Copy the data precisely, keeping every character.

= = =

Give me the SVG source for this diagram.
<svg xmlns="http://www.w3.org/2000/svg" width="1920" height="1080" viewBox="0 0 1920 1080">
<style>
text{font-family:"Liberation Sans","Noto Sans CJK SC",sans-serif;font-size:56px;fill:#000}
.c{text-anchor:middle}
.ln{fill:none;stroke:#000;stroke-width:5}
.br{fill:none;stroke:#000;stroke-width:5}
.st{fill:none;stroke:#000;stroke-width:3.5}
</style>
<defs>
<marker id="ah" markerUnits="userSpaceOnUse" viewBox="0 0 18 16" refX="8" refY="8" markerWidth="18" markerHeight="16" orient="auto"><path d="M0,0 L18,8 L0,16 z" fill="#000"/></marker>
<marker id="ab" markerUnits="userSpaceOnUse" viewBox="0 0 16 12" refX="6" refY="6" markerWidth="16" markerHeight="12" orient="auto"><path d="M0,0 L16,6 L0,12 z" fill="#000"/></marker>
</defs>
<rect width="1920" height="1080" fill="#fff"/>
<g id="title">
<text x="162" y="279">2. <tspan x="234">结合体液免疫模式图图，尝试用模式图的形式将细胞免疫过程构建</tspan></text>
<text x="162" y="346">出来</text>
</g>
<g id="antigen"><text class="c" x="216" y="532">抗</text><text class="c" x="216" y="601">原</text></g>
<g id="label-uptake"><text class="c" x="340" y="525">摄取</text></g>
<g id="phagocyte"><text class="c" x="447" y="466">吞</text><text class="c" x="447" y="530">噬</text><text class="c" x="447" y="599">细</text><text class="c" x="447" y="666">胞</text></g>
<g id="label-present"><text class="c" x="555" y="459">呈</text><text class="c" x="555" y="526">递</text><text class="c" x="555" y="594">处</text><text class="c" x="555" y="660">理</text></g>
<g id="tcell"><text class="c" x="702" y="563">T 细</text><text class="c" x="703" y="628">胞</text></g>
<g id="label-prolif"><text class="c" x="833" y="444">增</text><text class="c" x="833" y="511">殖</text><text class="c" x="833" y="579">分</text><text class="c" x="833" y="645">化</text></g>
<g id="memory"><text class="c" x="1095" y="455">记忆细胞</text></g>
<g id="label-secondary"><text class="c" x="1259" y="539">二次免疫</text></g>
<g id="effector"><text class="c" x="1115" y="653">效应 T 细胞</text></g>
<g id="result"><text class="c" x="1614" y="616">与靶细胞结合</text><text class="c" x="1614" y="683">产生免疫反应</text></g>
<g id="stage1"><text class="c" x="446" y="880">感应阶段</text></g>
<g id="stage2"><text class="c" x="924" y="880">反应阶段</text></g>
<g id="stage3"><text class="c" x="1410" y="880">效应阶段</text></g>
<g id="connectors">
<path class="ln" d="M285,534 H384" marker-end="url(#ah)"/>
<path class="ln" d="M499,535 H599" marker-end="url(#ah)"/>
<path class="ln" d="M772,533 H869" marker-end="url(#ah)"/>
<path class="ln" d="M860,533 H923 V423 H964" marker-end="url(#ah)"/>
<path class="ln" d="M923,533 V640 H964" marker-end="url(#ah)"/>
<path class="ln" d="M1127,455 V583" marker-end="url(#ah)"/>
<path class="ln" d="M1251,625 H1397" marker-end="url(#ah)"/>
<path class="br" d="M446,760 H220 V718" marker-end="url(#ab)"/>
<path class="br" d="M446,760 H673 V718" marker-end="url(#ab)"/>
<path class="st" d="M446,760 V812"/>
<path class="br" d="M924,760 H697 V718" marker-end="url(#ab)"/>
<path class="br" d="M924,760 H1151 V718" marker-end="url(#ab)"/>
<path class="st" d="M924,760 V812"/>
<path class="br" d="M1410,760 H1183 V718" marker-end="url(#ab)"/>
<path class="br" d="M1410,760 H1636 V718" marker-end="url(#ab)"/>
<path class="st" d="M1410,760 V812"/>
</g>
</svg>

= = =

Exercise response –
Give me the SVG source for this diagram.
<svg xmlns="http://www.w3.org/2000/svg" width="1920" height="1080" viewBox="0 0 1920 1080">
<style>
text{font-family:"Liberation Sans","Noto Sans CJK SC",sans-serif;font-size:56px;fill:#000}
.c{text-anchor:middle}
.ln{fill:none;stroke:#000;stroke-width:5}
.br{fill:none;stroke:#000;stroke-width:5}
.st{fill:none;stroke:#000;stroke-width:3.5}
</style>
<defs>
<marker id="ah" markerUnits="userSpaceOnUse" viewBox="0 0 18 16" refX="8" refY="8" markerWidth="18" markerHeight="16" orient="auto"><path d="M0,0 L18,8 L0,16 z" fill="#000"/></marker>
<marker id="ab" markerUnits="userSpaceOnUse" viewBox="0 0 16 12" refX="6" refY="6" markerWidth="16" markerHeight="12" orient="auto"><path d="M0,0 L16,6 L0,12 z" fill="#000"/></marker>
</defs>
<rect width="1920" height="1080" fill="#fff"/>
<g id="title">
<text x="162" y="279">2. <tspan x="234">结合体液免疫模式图图，尝试用模式图的形式将细胞免疫过程构建</tspan></text>
<text x="162" y="346">出来</text>
</g>
<g id="antigen"><text class="c" x="216" y="532">抗</text><text class="c" x="216" y="601">原</text></g>
<g id="label-uptake"><text class="c" x="340" y="525">摄取</text></g>
<g id="phagocyte"><text class="c" x="447" y="466">吞</text><text class="c" x="447" y="530">噬</text><text class="c" x="447" y="599">细</text><text class="c" x="447" y="666">胞</text></g>
<g id="label-present"><text class="c" x="555" y="459">呈</text><text class="c" x="555" y="526">递</text><text class="c" x="555" y="594">处</text><text class="c" x="555" y="660">理</text></g>
<g id="tcell"><text class="c" x="702" y="563">T 细</text><text class="c" x="703" y="628">胞</text></g>
<g id="label-prolif"><text class="c" x="833" y="444">增</text><text class="c" x="833" y="511">殖</text><text class="c" x="833" y="579">分</text><text class="c" x="833" y="645">化</text></g>
<g id="memory"><text class="c" x="1095" y="455">记忆细胞</text></g>
<g id="label-secondary"><text class="c" x="1259" y="539">二次免疫</text></g>
<g id="effector"><text class="c" x="1115" y="653">效应 T 细胞</text></g>
<g id="result"><text class="c" x="1614" y="616">与靶细胞结合</text><text class="c" x="1614" y="683">产生免疫反应</text></g>
<g id="stage1"><text class="c" x="446" y="880">感应阶段</text></g>
<g id="stage2"><text class="c" x="924" y="880">反应阶段</text></g>
<g id="stage3"><text class="c" x="1410" y="880">效应阶段</text></g>
<g id="connectors">
<path class="ln" d="M285,534 H384" marker-end="url(#ah)"/>
<path class="ln" d="M499,535 H599" marker-end="url(#ah)"/>
<path class="ln" d="M772,533 H869" marker-end="url(#ah)"/>
<path class="ln" d="M860,533 H923 V423 H964" marker-end="url(#ah)"/>
<path class="ln" d="M923,533 V640 H964" marker-end="url(#ah)"/>
<path class="ln" d="M1127,455 V583" marker-end="url(#ah)"/>
<path class="ln" d="M1251,625 H1397" marker-end="url(#ah)"/>
<path class="br" d="M446,760 H220 V718" marker-end="url(#ab)"/>
<path class="br" d="M446,760 H673 V718" marker-end="url(#ab)"/>
<path class="st" d="M446,760 V812"/>
<path class="br" d="M924,760 H697 V718" marker-end="url(#ab)"/>
<path class="br" d="M924,760 H1151 V718" marker-end="url(#ab)"/>
<path class="st" d="M924,760 V812"/>
<path class="br" d="M1410,760 H1183 V718" marker-end="url(#ab)"/>
<path class="br" d="M1410,760 H1636 V718" marker-end="url(#ab)"/>
<path class="st" d="M1410,760 V812"/>
</g>
</svg>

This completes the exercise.